Magnifiquement dérangeant
« N’écrivez pas que vous m’admirez, écrivez que j’ai été… dérangeante. »
« N’écrivez pas que vos m’admirez, écrivez que j’ai été… dérangeante ! » Ariane Ascaride termine le spectacle avec cette phrase, avant que le public du Théâtre de la Criée ne se déchaine dans un tonnerre d’applaudissements. Dérangeante, oui, elle le fut ce samedi 23 mars 2024, elle le fut. Avec « Du bonheur de donner », la comédienne s’adresse aux spectateurs, les invite à recevoir et à s’interroger car : « Il n’est pas plus grand bonheur sur terre que d’avoir le droit d’être heureux et de faire du bien ! »
Une humanité au bord des lèvres
Peut-être, sans-doute même, parce que « Nous vivons dans des temps bien étranges », Ariane Ascaride a choisi Brecht pour offrir au public son humanité de femme engagée, de citoyenne du monde, d’artiste. Terriblement et cruellement actuel, « Du bonheur de donner » sonne étrangement comme une mise en garde, un soubresaut, un appel à la Jaurès à un moment où le monde vacille parce qu’il a oublié que « Ceux qui luttent ne sont pas sûrs de gagner, mais ceux qui ne luttent pas sont sûrs de perdre. » Réveillez-vous, nous dit Bertold Brecht, il est temps de croire que nous avons droit à la paix et au bonheur.

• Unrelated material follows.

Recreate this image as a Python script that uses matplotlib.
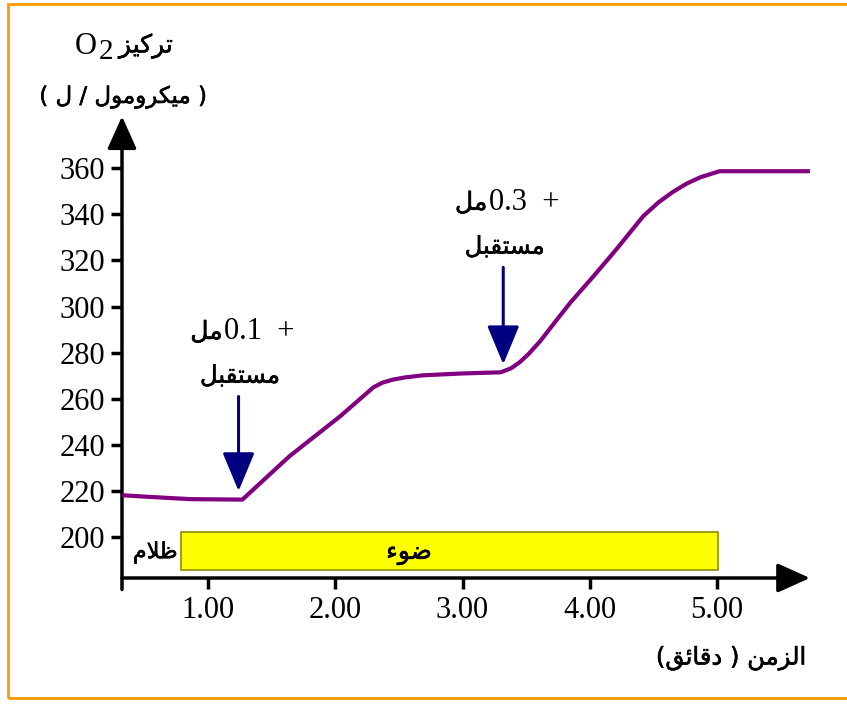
import matplotlib
matplotlib.use("Agg")
import matplotlib.pyplot as plt
import matplotlib.patheffects as pe
from matplotlib.patches import Rectangle

# O2 concentration (micromol/L) vs time (min)
t_min = [0.32, 0.53, 0.86, 1.27, 1.64, 2.04, 2.30, 2.37, 2.45, 2.55, 2.69, 3.00, 3.30,
         3.38, 3.45, 3.52, 3.61, 3.73, 3.85, 4.03, 4.21, 4.42, 4.54, 4.65, 4.76, 4.87,
         5.02, 5.73]
o2 = [218.2, 217.5, 216.5, 216.3, 235.1, 252.5, 265.0, 267.0, 268.3, 269.3, 270.2, 271.0,
      271.5, 273.2, 275.9, 279.5, 285.0, 293.5, 301.9, 313.2, 324.9, 339.2, 345.2, 349.6,
      353.3, 356.1, 358.7, 358.7]

xticks = [1, 2, 3, 4, 5]
xticklabels = ["1.00", "2.00", "3.00", "4.00", "5.00"]
yticks = [200, 220, 240, 260, 280, 300, 320, 340, 360]

# acceptor additions: (time, arrow tail, arrow tip, label)
additions = [(1.24, 261, 220, "0.1"), (3.32, 317, 275, "0.3")]
light_start, light_end = 0.79, 5.01

# simple arabic shaping: isolated, final, initial, medial
FORMS = {
    'ا': ('\uFE8D', '\uFE8E', None, None),
    'ب': ('\uFE8F', '\uFE90', '\uFE91', '\uFE92'),
    'ت': ('\uFE95', '\uFE96', '\uFE97', '\uFE98'),
    'د': ('\uFEA9', '\uFEAA', None, None),
    'ر': ('\uFEAD', '\uFEAE', None, None),
    'ز': ('\uFEAF', '\uFEB0', None, None),
    'س': ('\uFEB1', '\uFEB2', '\uFEB3', '\uFEB4'),
    'ض': ('\uFEBD', '\uFEBE', '\uFEBF', '\uFEC0'),
    'ظ': ('\uFEC5', '\uFEC6', '\uFEC7', '\uFEC8'),
    'ق': ('\uFED5', '\uFED6', '\uFED7', '\uFED8'),
    'ك': ('\uFED9', '\uFEDA', '\uFEDB', '\uFEDC'),
    'ل': ('\uFEDD', '\uFEDE', '\uFEDF', '\uFEE0'),
    'م': ('\uFEE1', '\uFEE2', '\uFEE3', '\uFEE4'),
    'ن': ('\uFEE5', '\uFEE6', '\uFEE7', '\uFEE8'),
    'و': ('\uFEED', '\uFEEE', None, None),
    'ي': ('\uFEF1', '\uFEF2', '\uFEF3', '\uFEF4'),
    'ئ': ('\uFE89', '\uFE8A', '\uFE8B', '\uFE8C'),
    'ء': ('\uFE80', None, None, None),
}
MIRROR = {'(': ')', ')': '('}


def ar(text):
    out = []
    i = 0
    n = len(text)
    while i < n:
        c = text[i]
        if c not in FORMS:
            out.append(c)
            i += 1
            continue
        prev = text[i - 1] if i > 0 else ''
        link_prev = (prev in FORMS and FORMS[prev][2] is not None
                     and FORMS[c][1] is not None)
        if c == 'ل' and i + 1 < n and text[i + 1] == 'ا':
            out.append('\uFEFC' if link_prev else '\uFEFB')
            i += 2
            continue
        nxt = text[i + 1] if i + 1 < n else ''
        link_next = (FORMS[c][2] is not None and nxt in FORMS
                     and FORMS[nxt][1] is not None)
        iso, fin, ini, med = FORMS[c]
        if link_prev and link_next:
            out.append(med)
        elif link_prev:
            out.append(fin)
        elif link_next:
            out.append(ini)
        else:
            out.append(iso)
        i += 1
    return ''.join(MIRROR.get(ch, ch) for ch in reversed(out))


serif = 'Liberation Serif'
arab = 'DejaVu Sans'
heavy_ar = [pe.withStroke(linewidth=0.4, foreground='black')]

fig = plt.figure(figsize=(8.47, 7.04), dpi=100)
ax = fig.add_axes([122 / 847, 1 - 578 / 704, 698 / 847, 468 / 704])
ax.set_xlim(0.324, 0.324 + 698 / 127.25)
ax.set_ylim(182.3, 182.3 + 468 / 2.306)
x0, x1 = ax.get_xlim()
y0, y1 = ax.get_ylim()

for s in ax.spines.values():
    s.set_visible(False)

# axes with arrow heads
ax.annotate('', xy=(5.73, y0), xytext=(x0, y0),
            arrowprops=dict(arrowstyle='-|>,head_length=1.0,head_width=0.45',
                            lw=2.5, color='black', mutation_scale=20, shrinkA=0, shrinkB=0),
            annotation_clip=False)
ax.annotate('', xy=(x0, 382.5), xytext=(x0, y0 - 5),
            arrowprops=dict(arrowstyle='-|>,head_length=1.0,head_width=0.45',
                            lw=2.5, color='black', mutation_scale=20, shrinkA=0, shrinkB=0),
            annotation_clip=False)

ax.set_xticks(xticks)
ax.set_xticklabels(xticklabels, fontfamily=serif, fontsize=22)
ax.set_yticks(yticks)
ax.set_yticklabels([str(v) for v in yticks], fontfamily=serif, fontsize=22)
ax.tick_params(axis='both', direction='out', length=8, width=2.5, color='black')
ax.tick_params(axis='x', pad=5)
ax.tick_params(axis='y', pad=4)

# light period bar
ax.add_patch(Rectangle((light_start, 185.7), light_end - light_start, 16.5,
                       facecolor='#FFFF00', edgecolor='#8C8C00', lw=1.2, zorder=2))
ax.text(2.58, 193.2, ar('ضوء'), family=arab, fontsize=18,
        ha='center', va='center', zorder=3, path_effects=heavy_ar)
ax.text(0.585, 193.5, ar('ظلام'), family=arab, fontsize=16,
        ha='center', va='center', path_effects=heavy_ar)

ax.plot(t_min, o2, color='#800080', lw=3, solid_capstyle='butt', zorder=4)

for tx, tail, tip, vol in additions:
    ax.annotate('', xy=(tx, tip), xytext=(tx, tail),
                arrowprops=dict(arrowstyle='-|>,head_length=1.2,head_width=0.5',
                                lw=2.2, color='#000080', mutation_scale=20,
                                shrinkA=0, shrinkB=0),
                zorder=5)
    ax.text(tx - 0.125, tail + 28, ar('مل'), family=arab, fontsize=18,
            ha='right', va='center', path_effects=heavy_ar)
    ax.text(tx - 0.115, tail + 28, vol + '  +', family=serif, fontsize=22,
            ha='left', va='center')
    ax.text(tx + 0.01, tail + 9, ar('مستقبل'), family=arab, fontsize=17.5,
            ha='center', va='center', path_effects=heavy_ar)

# axis titles
fig.text(86 / 847, 1 - 47 / 704, 'O', family=serif, fontsize=22,
         ha='center', va='center')
fig.text(106 / 847, 1 - 52 / 704, '2', family=serif, fontsize=21,
         ha='center', va='center')
fig.text(146 / 847, 1 - 46 / 704, ar('تركيز'), family=arab, fontsize=18,
         ha='center', va='center', path_effects=heavy_ar)
fig.text(123 / 847, 1 - 97 / 704, ar('( ميكرومول / ل )'), family=arab, fontsize=16.5,
         ha='center', va='center', path_effects=heavy_ar)
fig.text(731 / 847, 1 - 658 / 704, ar('الزمن ( دقائق)'), family=arab, fontsize=17.5,
         ha='center', va='center', path_effects=heavy_ar)

# orange frame
fig.patches.append(Rectangle((8 / 847, 6 / 704), 1.05, 1 - 10 / 704,
                             transform=fig.transFigure, fill=False,
                             edgecolor='#FF9900', lw=2, clip_on=True))

fig.savefig('out.png', dpi=100)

Ascaride, Brecht, Venitucci, une merveilleuse rencontre
Quelle merveilleuse rencontre que ce Bertold Brecht encore trop méconnu dans ce contexte poétique, avec la voix, le corps et le cœur d’une Ariane Ascaride véritablement ‘habitée’ et avec l’accordéon du magnifique David Venitucci. Les artistes ont choisi une mise en scène sobre; sur eux, un éclairage direct et franc. Sur un tabouret, Ariane Ascaride, cheveux courts à la garçon, vêtue de noir et regard vif, accueillant, déjà fraternel. A ses côtés, droit, David Venitucci, pantalon et chemise noirs, accordéon et sourire en bandoulière. Le décor est planté.
« Par hasard je suis épargné… »
Ici, les mots du poète exilé et la voix de la femme engagée se confondent, s’enchevêtrent, se croisent dans un appel, un murmure, un chant comme une complainte. La voix de l’artiste vogue sur l’émotion, qu’elle soit tumulte ou prière, qu’elle soit forte ou qu’elle soit misère, qu’elle soit colère, qu’elle soit tendresse, qu’elle ait l’accent du juste ou de celle qu’on blâme. Un arrêt, une respiration, le visage de la récitante regarde la salle alors que les mots effectuent dans l’espace cette ‘’courbe’’ pour parvenir aux oreilles des spectateurs. Ariane, la bienveillance de ce regard sur la salle, pendant que les sentiments les plus confus nous remuent… cette bienveillance qui met en garde… « ceux qui s’occupent de morale », parce que « Combien il est difficile d’être bon dans un monde qui ne l’est pas, d’être juste dans un monde injuste ! »
David Venitucci, accordéoniste virtuose et compositeur
Nécessaire, capital, indispensable, il intervient et se fait virtuose. Il est le compagnon du voyage. Il sublime l’instant. Il soutient, souligne, poursuit, argumente, surgit quand on ne l’attend pas, anticipe. Lui, c’est l’accordéon, une voix, une musique, un poème… Il est vague, il est mer, il est ciel, il est nature. Il est la main du naufragé avide qui s’accroche au bord de la barque. Il est la plainte de l’exil, le désarroi de la parturiente, seule, apeurée. Il est l’effroi de l’infanticide, la rage de celle qu’on a lavé dans le ruisseau. Il est lutte et injustice. Il sait aussi être papillon, printemps, parfum léger, joie, partage. Par quel filtre magique David Venitucci a-t’il réussi à faire, de son accordéon, s’envoler des colombes ?
Lorsque ce tête-à-tête improbable avec deux artistes et une salle comble se termine, au milieu des bravos et des acclamations, on a entendu des ‘merci’. C’était un soir au Théâtre National de la Criée, un soir couleur d’espoir.